第5話 そばツユの深み ⭐⭐⭐⭐ 【一番粉←むき実から最初に挽き出された胚乳の中心部分】

 山岡と栗田は仕事帰りに屋台で食事をとることに。そこに珍しい日本そばの屋台があった。そこで元大工の花川に出会う。花川は素晴らしいそばを作るが、「そばツユ」の味が追い付いていないと山岡は指摘する。

 そこに居合わせた中松警部も同じ指摘。更に屋台は営業許可証がまだ発行されていないことも判明する。

 1か月の間にツユの味が改善しなければ営業許可証を出さないと条件を出す中松警部。

 独学で学んできた花川は悪戦苦闘しながらツユを作るが納得できるものは作れない。

 ある日、客としてきた浅草の有名なそば店「大木屋」店主に招待を受けて、そばつゆの味付けを披露することに。

 披露後、大木屋のそばつゆの作り方も見せてもらうが、手間と時間を惜しまずつくる「ツユづくり」に衝撃を受ける。

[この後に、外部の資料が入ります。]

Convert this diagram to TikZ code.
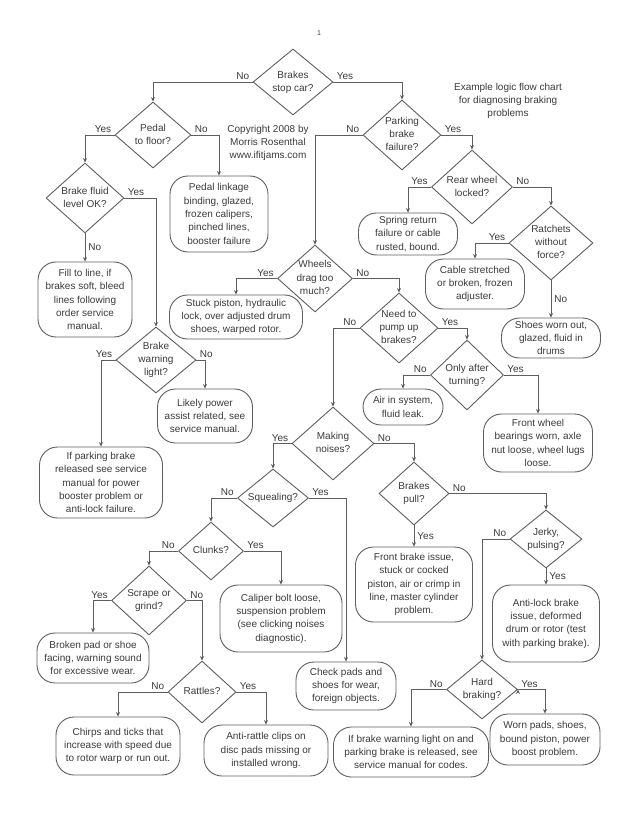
\documentclass[tikz,border=0pt]{standalone}
\usepackage{fontspec}
\setmainfont{Liberation Sans}
\usetikzlibrary{shapes.geometric,arrows.meta}
\definecolor{linegray}{HTML}{5E5E5E}
\definecolor{inkgray}{HTML}{3A3A3A}
\newcommand{\chartfont}{\fontsize{10}{13.3}\selectfont}
% question text is kept out of the diamond size
\newcommand{\ask}[1]{\makebox[0pt]{\begin{tabular}{@{}c@{}}#1\end{tabular}}}

\tikzset{
  query/.style 2 args={diamond, draw=linegray, line width=0.9pt, inner sep=0pt,
    text=inkgray, minimum width=#1pt, minimum height=#2pt},
  answer/.style 2 args={rectangle, rounded corners=18pt, draw=linegray, line width=0.9pt,
    align=center, inner sep=1pt, text=inkgray, minimum width=#1pt, minimum height=#2pt},
  hv/.style={to path={-| (\tikztotarget) \tikztonodes}},
  yesno/.style={text=inkgray, inner xsep=3pt, inner ysep=1.5pt},
  tagleft/.style={yesno, pos=0, anchor=south east},
  tagright/.style={yesno, pos=0, anchor=south west},
  tagdown/.style={yesno, pos=0.5, anchor=west},
  flow/.style={draw=linegray, line width=0.9pt, -{Stealth[length=4.5pt,width=4pt]}},
}

\begin{document}
\begin{tikzpicture}[x=1pt,y=-1pt,font=\chartfont]
\useasboundingbox (0,0) rectangle (638,826);

\node[text=inkgray, font=\fontsize{7}{8}\selectfont] (page) at (319,33) {1};
\node[text=inkgray, align=center] (credit) at (268,143) {Copyright 2008 by\\Morris Rosenthal\\www.ifitjams.com};
\node[text=inkgray, align=center] (title) at (508,101) {Example logic flow chart\\for diagnosing braking\\problems};

% questions
\node[query={80}{66}] (brakes) at (293,82) {\ask{Brakes\\stop car?}};
\node[query={76}{66}] (pedal) at (153,135) {\ask{Pedal\\to floor?}};
\node[query={78}{70}] (fluid) at (85,198) {\ask{Brake fluid\\level OK?}};
\node[query={80}{66}] (warn) at (156,360) {\ask{Brake\\warning\\light?}};
\node[query={78}{70}] (park) at (402,135) {\ask{Parking\\brake\\failure?}};
\node[query={81}{74}] (rear) at (472,187) {\ask{Rear wheel\\locked?}};
\node[query={84}{74}] (ratchet) at (551,243) {\ask{Ratchets\\without\\force?}};
\node[query={75}{67}] (drag) at (315,278.5) {\ask{Wheels\\drag too\\much?}};
\node[query={78}{70}] (pump) at (399,328) {\ask{Need to\\pump up\\brakes?}};
\node[query={73}{70}] (turn) at (467,375) {\ask{Only after\\turning?}};
\node[query={82}{73}] (noise) at (333,443.5) {\ask{Making\\noises?}};
\node[query={71}{58}] (squeal) at (273,498) {\ask{Squealing?}};
\node[query={65}{58}] (clunk) at (211,551) {\ask{Clunks?}};
\node[query={75}{69}] (scrape) at (149,600.5) {\ask{Scrape or\\grind?}};
\node[query={68}{62}] (rattle) at (202,692) {\ask{Rattles?}};
\node[query={70}{63}] (pull) at (414,493.5) {\ask{Brakes\\pull?}};
\node[query={72}{58}] (jerky) at (546,539) {\ask{Jerky,\\pulsing?}};
\node[query={71}{59}] (hard) at (482,689.5) {\ask{Hard\\braking?}};

% outcomes
\node[answer={98}{76}] (linkage) at (219,214) {Pedal linkage\\binding, glazed,\\frozen calipers,\\pinched lines,\\booster failure};
\node[answer={94}{75}] (fill) at (85,299.5) {Fill to line, if\\brakes soft, bleed\\lines following\\order service\\manual.};
\node[answer={95}{54}] (assist) at (205,416) {Likely power\\assist related, see\\service manual.};
\node[answer={123}{71}] (ifpark) at (101,482.5) {If parking brake\\released see service\\manual for power\\booster problem or\\anti-lock failure.};
\node[answer={99}{42}] (spring) at (408,234) {Spring return\\failure or cable\\rusted, bound.};
\node[answer={99}{50}] (cable) at (475,284) {Cable stretched\\or broken, frozen\\adjuster.};
\node[answer={99}{40}] (shoes) at (551,338) {Shoes worn out,\\glazed, fluid in\\drums};
\node[answer={133}{44}] (stuck) at (236,317) {Stuck piston, hydraulic\\lock, over adjusted drum\\shoes, warped rotor.};
\node[answer={80}{36}] (air) at (403,407) {Air in system,\\fluid leak.};
\node[answer={109}{58}] (bearing) at (538,443) {Front wheel\\bearings worn, axle\\nut loose, wheel lugs\\loose.};
\node[answer={122}{67}] (caliper) at (281,618.5) {Caliper bolt loose,\\suspension problem\\(see clicking noises\\diagnostic).};
\node[answer={112}{50}] (broken) at (93,658) {Broken pad or shoe\\facing, warning sound\\for excessive wear.};
\node[answer={124}{58}] (chirp) at (118,746) {Chirps and ticks that\\increase with speed due\\to rotor warp or run out.};
\node[answer={124}{51}] (clips) at (266,750.5) {Anti-rattle clips on\\disc pads missing or\\installed wrong.};
\node[answer={100}{48}] (check) at (346,686) {Check pads and\\shoes for wear,\\foreign objects.};
\node[answer={117}{75}] (front) at (414,584.5) {Front brake issue,\\stuck or cocked\\piston, air or crimp in\\line, master cylinder\\problem.};
\node[answer={107}{77}] (abs) at (546,623.5) {Anti-lock brake\\issue, deformed\\drum or rotor (test\\with parking brake).};
\node[answer={155}{50}] (codes) at (411,752) {If brake warning light on and\\parking brake is released, see\\service manual for codes.};
\node[answer={110}{51}] (worn) at (545,739.5) {Worn pads, shoes,\\bound piston, power\\boost problem.};

\path[flow]
  (brakes.west) edge[hv] node[tagleft] {No} (pedal.north)
  (brakes.east) edge[hv] node[tagright] {Yes} (park.north)
  (pedal.west) edge[hv] node[tagleft] {Yes} (fluid.north)
  (pedal.east) edge[hv] node[tagright] {No} (linkage.north)
  (fluid.east) edge[hv] node[tagright] {Yes} (warn.north)
  (fluid.south) edge node[tagdown] {No} (fill.north)
  (warn.west) edge[hv] node[tagleft] {Yes} (ifpark.north)
  (warn.east) edge[hv] node[tagright] {No} (assist.north)
  (park.west) edge[hv] node[tagleft] {No} (drag.north)
  (park.east) edge[hv] node[tagright] {Yes} (rear.north)
  (rear.west) edge[hv] node[tagleft] {Yes} (spring.north)
  (rear.east) edge[hv] node[tagright] {No} (ratchet.north)
  (ratchet.west) edge[hv] node[tagleft] {Yes} (cable.north)
  (ratchet.south) edge node[tagdown] {No} (shoes.north)
  (drag.west) edge[hv] node[tagleft] {Yes} (stuck.north)
  (drag.east) edge[hv] node[tagright] {No} (pump.north)
  (pump.west) edge[hv] node[tagleft] {No} (noise.north)
  (pump.east) edge[hv] node[tagright] {Yes} (turn.north)
  (turn.west) edge[hv] node[tagleft] {No} (air.north)
  (turn.east) edge[hv] node[tagright] {Yes} (bearing.north)
  (noise.west) edge[hv] node[tagleft] {Yes} (squeal.north)
  (noise.east) edge[hv] node[tagright] {No} (pull.north)
  (squeal.west) edge[hv] node[tagleft] {No} (clunk.north)
  (squeal.east) edge[hv] node[tagright] {Yes} (check.north)
  (clunk.west) edge[hv] node[tagleft] {No} (scrape.north)
  (clunk.east) edge[hv] node[tagright] {Yes} (caliper.north)
  (scrape.west) edge[hv] node[tagleft] {Yes} (broken.north)
  (scrape.east) edge[hv] node[tagright] {No} (rattle.north)
  (rattle.west) edge[hv] node[tagleft] {No} (chirp.north)
  (rattle.east) edge[hv] node[tagright] {Yes} (clips.north)
  (pull.south) edge node[tagdown] {Yes} (front.north)
  (pull.east) edge[hv] node[tagright] {No} (jerky.north)
  (jerky.west) edge[hv] node[tagleft] {No} (hard.north)
  (jerky.south) edge node[tagdown] {Yes} (abs.north)
  (hard.west) edge[hv] node[tagleft] {No} (codes.north)
  (hard.east) edge[hv] node[tagright] {Yes} (worn.north)
  ;
\end{tikzpicture}
\end{document}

 自分の未熟さを痛感した花川は徹底的な煮だしを学びツユの味を改善したのだった。営業許可証もおりて、めでたしめでたし。花川は良い若い衆ですね。

 「ゆでたそばは水洗い」が大事。日本の水は軟水でそば作りにも適しているようです。花川のそばは、明治神宮御苑の中にある「清正の井戸」っていう由緒正しい水で仕上げているから、麵が引き締まって茹で伸びがなくなるような感じなんですね。